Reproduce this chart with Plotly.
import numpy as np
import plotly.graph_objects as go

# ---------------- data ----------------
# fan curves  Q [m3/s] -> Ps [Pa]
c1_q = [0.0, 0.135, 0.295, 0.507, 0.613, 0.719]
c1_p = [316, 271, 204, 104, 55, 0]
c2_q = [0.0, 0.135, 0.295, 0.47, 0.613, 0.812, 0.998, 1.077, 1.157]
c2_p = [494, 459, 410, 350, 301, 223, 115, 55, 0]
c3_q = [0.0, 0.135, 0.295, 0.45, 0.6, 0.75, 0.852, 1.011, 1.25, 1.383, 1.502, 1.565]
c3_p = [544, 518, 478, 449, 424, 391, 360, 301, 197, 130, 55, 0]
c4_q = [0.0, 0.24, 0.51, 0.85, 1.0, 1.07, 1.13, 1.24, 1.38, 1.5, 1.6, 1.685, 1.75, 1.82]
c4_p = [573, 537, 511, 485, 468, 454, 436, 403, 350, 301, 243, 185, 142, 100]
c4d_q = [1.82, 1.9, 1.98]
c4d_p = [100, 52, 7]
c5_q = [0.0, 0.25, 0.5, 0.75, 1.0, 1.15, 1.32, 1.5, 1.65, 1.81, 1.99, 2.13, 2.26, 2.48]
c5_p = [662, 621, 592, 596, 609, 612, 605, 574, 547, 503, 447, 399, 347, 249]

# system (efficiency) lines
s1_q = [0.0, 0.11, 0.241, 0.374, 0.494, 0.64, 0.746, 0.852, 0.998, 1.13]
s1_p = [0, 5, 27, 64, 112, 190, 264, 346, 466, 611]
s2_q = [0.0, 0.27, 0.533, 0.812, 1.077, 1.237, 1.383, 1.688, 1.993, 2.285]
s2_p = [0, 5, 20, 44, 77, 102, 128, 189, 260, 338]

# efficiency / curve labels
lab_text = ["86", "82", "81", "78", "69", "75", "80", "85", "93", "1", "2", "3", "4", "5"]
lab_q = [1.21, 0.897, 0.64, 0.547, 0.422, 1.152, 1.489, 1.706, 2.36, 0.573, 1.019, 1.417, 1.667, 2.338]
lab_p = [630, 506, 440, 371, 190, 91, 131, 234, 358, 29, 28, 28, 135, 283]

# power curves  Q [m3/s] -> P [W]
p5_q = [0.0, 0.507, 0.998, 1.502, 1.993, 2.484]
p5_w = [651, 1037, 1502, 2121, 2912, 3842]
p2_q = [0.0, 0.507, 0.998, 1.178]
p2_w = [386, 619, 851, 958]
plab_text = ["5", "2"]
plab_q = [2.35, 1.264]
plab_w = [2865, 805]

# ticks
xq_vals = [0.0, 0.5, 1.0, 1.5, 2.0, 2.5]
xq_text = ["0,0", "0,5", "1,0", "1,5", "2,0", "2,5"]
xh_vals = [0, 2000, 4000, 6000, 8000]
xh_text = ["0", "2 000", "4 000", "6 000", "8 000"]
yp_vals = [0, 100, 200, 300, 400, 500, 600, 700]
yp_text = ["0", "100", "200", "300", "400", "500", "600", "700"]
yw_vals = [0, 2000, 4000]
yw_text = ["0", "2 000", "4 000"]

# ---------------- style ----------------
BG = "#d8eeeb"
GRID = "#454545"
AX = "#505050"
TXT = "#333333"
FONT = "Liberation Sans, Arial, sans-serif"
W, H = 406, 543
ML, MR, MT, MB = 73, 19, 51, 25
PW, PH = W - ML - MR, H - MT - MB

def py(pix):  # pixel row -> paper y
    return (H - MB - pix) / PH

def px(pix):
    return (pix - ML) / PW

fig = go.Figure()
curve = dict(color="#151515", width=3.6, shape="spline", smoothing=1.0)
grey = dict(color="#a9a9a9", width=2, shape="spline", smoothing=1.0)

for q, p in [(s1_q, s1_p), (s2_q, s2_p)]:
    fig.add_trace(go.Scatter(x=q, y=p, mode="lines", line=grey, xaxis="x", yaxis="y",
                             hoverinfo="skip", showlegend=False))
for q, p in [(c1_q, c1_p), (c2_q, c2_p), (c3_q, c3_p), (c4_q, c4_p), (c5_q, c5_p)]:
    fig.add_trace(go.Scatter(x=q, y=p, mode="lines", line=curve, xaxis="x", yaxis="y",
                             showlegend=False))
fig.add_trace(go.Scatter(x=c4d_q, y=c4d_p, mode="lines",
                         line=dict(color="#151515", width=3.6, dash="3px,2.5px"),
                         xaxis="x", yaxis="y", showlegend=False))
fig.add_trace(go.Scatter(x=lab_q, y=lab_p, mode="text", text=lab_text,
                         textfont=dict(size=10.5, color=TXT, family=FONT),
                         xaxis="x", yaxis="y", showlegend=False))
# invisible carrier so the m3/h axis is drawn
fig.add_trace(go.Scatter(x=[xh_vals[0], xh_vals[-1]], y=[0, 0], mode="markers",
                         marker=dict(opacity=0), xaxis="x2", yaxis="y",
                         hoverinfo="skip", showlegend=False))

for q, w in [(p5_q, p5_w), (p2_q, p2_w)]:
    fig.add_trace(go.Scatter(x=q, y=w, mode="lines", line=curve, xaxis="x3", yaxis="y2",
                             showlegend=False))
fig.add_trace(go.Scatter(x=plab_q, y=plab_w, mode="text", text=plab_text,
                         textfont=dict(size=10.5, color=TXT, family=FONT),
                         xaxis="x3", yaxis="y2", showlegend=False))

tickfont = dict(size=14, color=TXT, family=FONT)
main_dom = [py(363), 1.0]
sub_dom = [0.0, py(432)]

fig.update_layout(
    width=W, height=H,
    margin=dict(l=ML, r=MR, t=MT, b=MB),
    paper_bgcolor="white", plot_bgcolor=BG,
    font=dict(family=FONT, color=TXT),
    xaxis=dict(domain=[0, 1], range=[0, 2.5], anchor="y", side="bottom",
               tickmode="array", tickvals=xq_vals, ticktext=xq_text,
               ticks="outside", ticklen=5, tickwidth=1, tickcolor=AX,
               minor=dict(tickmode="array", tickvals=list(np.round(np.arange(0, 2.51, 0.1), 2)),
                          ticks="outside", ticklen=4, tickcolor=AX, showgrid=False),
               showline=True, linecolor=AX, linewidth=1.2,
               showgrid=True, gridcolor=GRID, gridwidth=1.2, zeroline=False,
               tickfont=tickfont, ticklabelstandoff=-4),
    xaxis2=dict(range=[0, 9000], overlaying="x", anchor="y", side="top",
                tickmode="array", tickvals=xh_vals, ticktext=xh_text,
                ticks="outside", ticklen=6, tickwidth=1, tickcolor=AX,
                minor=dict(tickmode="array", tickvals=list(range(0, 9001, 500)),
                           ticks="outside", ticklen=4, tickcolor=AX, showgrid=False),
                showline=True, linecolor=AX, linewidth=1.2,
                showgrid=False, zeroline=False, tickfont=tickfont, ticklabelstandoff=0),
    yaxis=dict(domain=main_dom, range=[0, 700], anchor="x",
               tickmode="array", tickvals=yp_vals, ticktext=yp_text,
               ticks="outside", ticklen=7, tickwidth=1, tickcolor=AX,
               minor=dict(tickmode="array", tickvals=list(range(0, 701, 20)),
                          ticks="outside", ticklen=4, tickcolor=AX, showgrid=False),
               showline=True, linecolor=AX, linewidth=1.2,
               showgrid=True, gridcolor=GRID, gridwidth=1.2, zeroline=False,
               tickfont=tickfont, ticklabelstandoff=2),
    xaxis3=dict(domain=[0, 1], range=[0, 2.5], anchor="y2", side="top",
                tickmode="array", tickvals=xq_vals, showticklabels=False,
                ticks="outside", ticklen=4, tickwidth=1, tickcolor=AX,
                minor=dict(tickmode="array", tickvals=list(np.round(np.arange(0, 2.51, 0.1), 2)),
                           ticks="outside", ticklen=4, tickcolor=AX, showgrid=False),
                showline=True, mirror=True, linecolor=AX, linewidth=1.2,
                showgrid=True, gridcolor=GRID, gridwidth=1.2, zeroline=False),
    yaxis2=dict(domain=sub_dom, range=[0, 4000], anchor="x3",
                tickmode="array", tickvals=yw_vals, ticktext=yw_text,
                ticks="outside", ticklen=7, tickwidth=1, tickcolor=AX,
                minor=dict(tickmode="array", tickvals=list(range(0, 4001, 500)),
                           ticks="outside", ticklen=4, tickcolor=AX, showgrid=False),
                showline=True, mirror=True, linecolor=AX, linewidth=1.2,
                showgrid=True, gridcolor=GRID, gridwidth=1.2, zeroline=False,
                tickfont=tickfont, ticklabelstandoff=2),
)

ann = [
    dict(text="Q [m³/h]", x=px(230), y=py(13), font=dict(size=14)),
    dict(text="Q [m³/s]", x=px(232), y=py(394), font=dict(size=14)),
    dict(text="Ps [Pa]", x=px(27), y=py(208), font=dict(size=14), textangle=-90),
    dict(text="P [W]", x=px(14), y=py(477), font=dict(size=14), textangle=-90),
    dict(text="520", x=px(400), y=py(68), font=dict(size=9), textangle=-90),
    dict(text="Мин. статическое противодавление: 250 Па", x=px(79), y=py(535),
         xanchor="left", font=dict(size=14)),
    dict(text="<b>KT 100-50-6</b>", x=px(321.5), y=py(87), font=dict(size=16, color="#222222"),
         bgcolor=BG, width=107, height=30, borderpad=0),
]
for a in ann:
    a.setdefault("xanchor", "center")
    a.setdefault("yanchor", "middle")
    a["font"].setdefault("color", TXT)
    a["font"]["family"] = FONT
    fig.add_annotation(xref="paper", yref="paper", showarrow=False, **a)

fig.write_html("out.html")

------

Given problem
Set down verbatim only the lines between the start of the data above and the line with "189, 260, 338]", both boundaries included.

Exercise result
Reproduce this chart with Plotly.
import numpy as np
import plotly.graph_objects as go

# ---------------- data ----------------
# fan curves  Q [m3/s] -> Ps [Pa]
c1_q = [0.0, 0.135, 0.295, 0.507, 0.613, 0.719]
c1_p = [316, 271, 204, 104, 55, 0]
c2_q = [0.0, 0.135, 0.295, 0.47, 0.613, 0.812, 0.998, 1.077, 1.157]
c2_p = [494, 459, 410, 350, 301, 223, 115, 55, 0]
c3_q = [0.0, 0.135, 0.295, 0.45, 0.6, 0.75, 0.852, 1.011, 1.25, 1.383, 1.502, 1.565]
c3_p = [544, 518, 478, 449, 424, 391, 360, 301, 197, 130, 55, 0]
c4_q = [0.0, 0.24, 0.51, 0.85, 1.0, 1.07, 1.13, 1.24, 1.38, 1.5, 1.6, 1.685, 1.75, 1.82]
c4_p = [573, 537, 511, 485, 468, 454, 436, 403, 350, 301, 243, 185, 142, 100]
c4d_q = [1.82, 1.9, 1.98]
c4d_p = [100, 52, 7]
c5_q = [0.0, 0.25, 0.5, 0.75, 1.0, 1.15, 1.32, 1.5, 1.65, 1.81, 1.99, 2.13, 2.26, 2.48]
c5_p = [662, 621, 592, 596, 609, 612, 605, 574, 547, 503, 447, 399, 347, 249]

# system (efficiency) lines
s1_q = [0.0, 0.11, 0.241, 0.374, 0.494, 0.64, 0.746, 0.852, 0.998, 1.13]
s1_p = [0, 5, 27, 64, 112, 190, 264, 346, 466, 611]
s2_q = [0.0, 0.27, 0.533, 0.812, 1.077, 1.237, 1.383, 1.688, 1.993, 2.285]
s2_p = [0, 5, 20, 44, 77, 102, 128, 189, 260, 338]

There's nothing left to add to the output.